Aussi présent à la conférence de presse, lundi, le ministre de la Sécurité publique, Bill Blair, a estimé que la Gendarmerie royale du Canada, dont il est responsable, fait son travail. « Je suis absolument convaincu que la GRC connaît son travail », a-t-il dit.

PHOTO ADRIAN WYLD, ARCHIVES LA PRESSE CANADIENNE

Bill Blair

Le ministre Blair a assuré que davantage de policiers de la GRC sont déployés en Nouvelle-Écosse pour répondre au conflit de plus en plus violent, qui a débuté le 17 septembre lorsque la première nation de Sipekne’katik a lancé une pêche commerciale autoréglementée en dehors de la saison de pêche régie par le gouvernement fédéral.

M. Blair a indiqué lundi que la GRC en Nouvelle-Écosse pouvait maintenant puiser dans ses ressources des provinces voisines, tout en demeurant dans la « bulle atlantique », pour contrer « la violence imprudente et les menaces racistes ». Un bateau de la GRC se trouve aussi dans le secteur, ainsi qu’un navire de la Garde côtière canadienne, a-t-il dit.

Le cabinet du premier ministre a indiqué que Justin Trudeau s’était entretenu dimanche avec le premier ministre de la Nouvelle-Écosse, Stephen McNeil, et que les deux hommes « condamnaient la violence épouvantable » et convenaient qu’un dialogue respectueux était essentiel pour parvenir à une solution.

Des actes « de nature raciste »

Le ministre Miller a affirmé qu’Ottawa prendrait des mesures pour s’assurer que les Mi’kmaq puissent exercer leur droit issu des traités, protégé par la Constitution, de gagner un revenu convenable grâce à la pêche. « Les actes de violence que nous avons observés ces derniers jours et ces dernières semaines sont dégoûtants, inacceptables et de nature raciste », a-t-il déclaré.

Les pêcheurs non autochtones de la Nouvelle-Écosse contestent le fait que les Mi’kmaq pêchent en dehors de la saison de pêche déterminée par le gouvernement fédéral. Les ministres fédéraux rappellent toutefois qu’en vertu des traités, les Mik’maq peuvent pratiquer une « pêche de subsistance ». Ce droit a été reconnu par la Cour suprême du Canada il y a une vingtaine d’années.

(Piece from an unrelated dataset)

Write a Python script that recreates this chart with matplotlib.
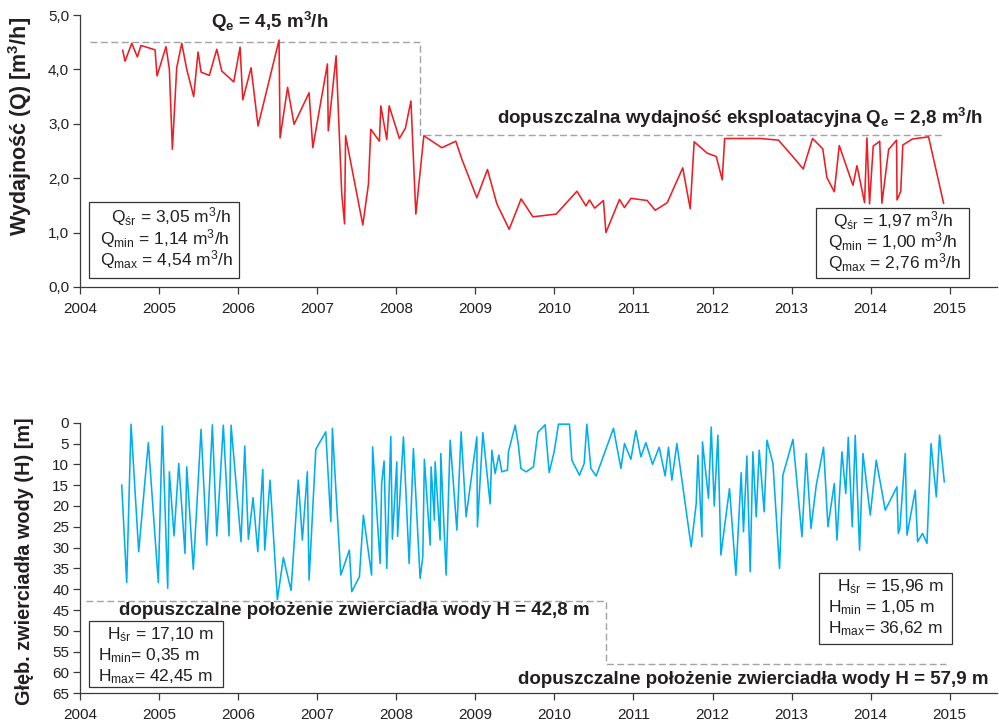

Dans l’arrêt Marshall, la Cour suprême a statué en 1999 que les peuples mik’maq et malécite du Canada atlantique et du Québec ont le droit de pêcher où et quand ils le souhaitent, en vertu de traités signés par la Couronne au 18e siècle, dans le but d’assurer un « moyen de subsistance convenable ». Or, la Cour n’a pas défini cette « pêche de subsistance » et les parties ne se sont toujours pas entendues là-dessus.

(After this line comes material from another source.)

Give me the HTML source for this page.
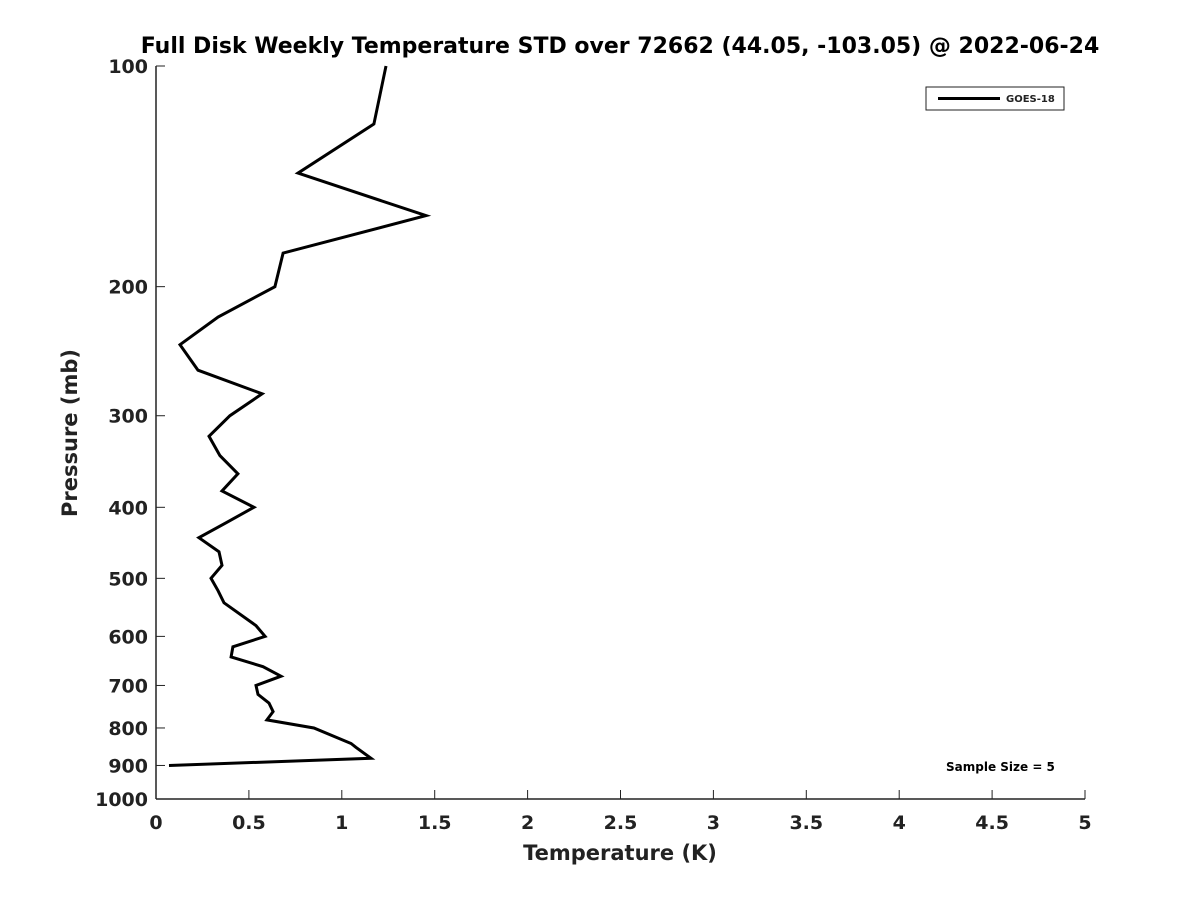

« C’est quelque chose de très compliqué, très complexe, a convenu le ministre Miller, lundi. Et ça peut varier de communauté autochtone mik’maq […] en communauté. Alors, loin de moi, loin d’Ottawa, de dicter du haut de son piédestal ce qu’est la teneur de ce droit. C’est un droit qui doit être discuté, négocié avec les peuples en question. On a déjà essayé de décider, puis ça n’a pas marché. »

Mais le ministre a soutenu que cette pêche autochtone de subsistance avait un impact minime sur la survie de la ressource et sur la santé économique des pêcheurs commerciaux non autochtones. « L’industrie de pêche autochtone est une partie infime de l’industrie commerciale du homard au Canada, a-t-il dit. C’est une industrie fort viable économiquement ; il y a des gens qui font beaucoup d’argent […] Mais soyons très clairs là-dessus : c’est une partie infime de l’industrie de la pêche du homard. »

La bande Sipekne’katik a attribué 11 permis de pêche au homard à 11 bateaux travaillant dans la baie Sainte-Marie, chacun avec un maximum de 50 casiers à bord. En revanche, la pêche commerciale dans la baie permet à 90 bateaux de transporter 400 casiers chacun.

Le différend sur le homard est une question délicate pour le gouvernement Trudeau, qui a fait de la réconciliation avec les peuples autochtones du Canada une priorité absolue. La décision d’envoyer plus de policiers en Nouvelle-Écosse fait suite à des plaintes de leaders autochtones, qui ont signalé des images sur les médias sociaux qui semblent montrer des policiers passifs pendant que les manifestants vandalisaient des biens et auraient agressé le chef de Sipekne’katik, Mike Sack, la semaine dernière.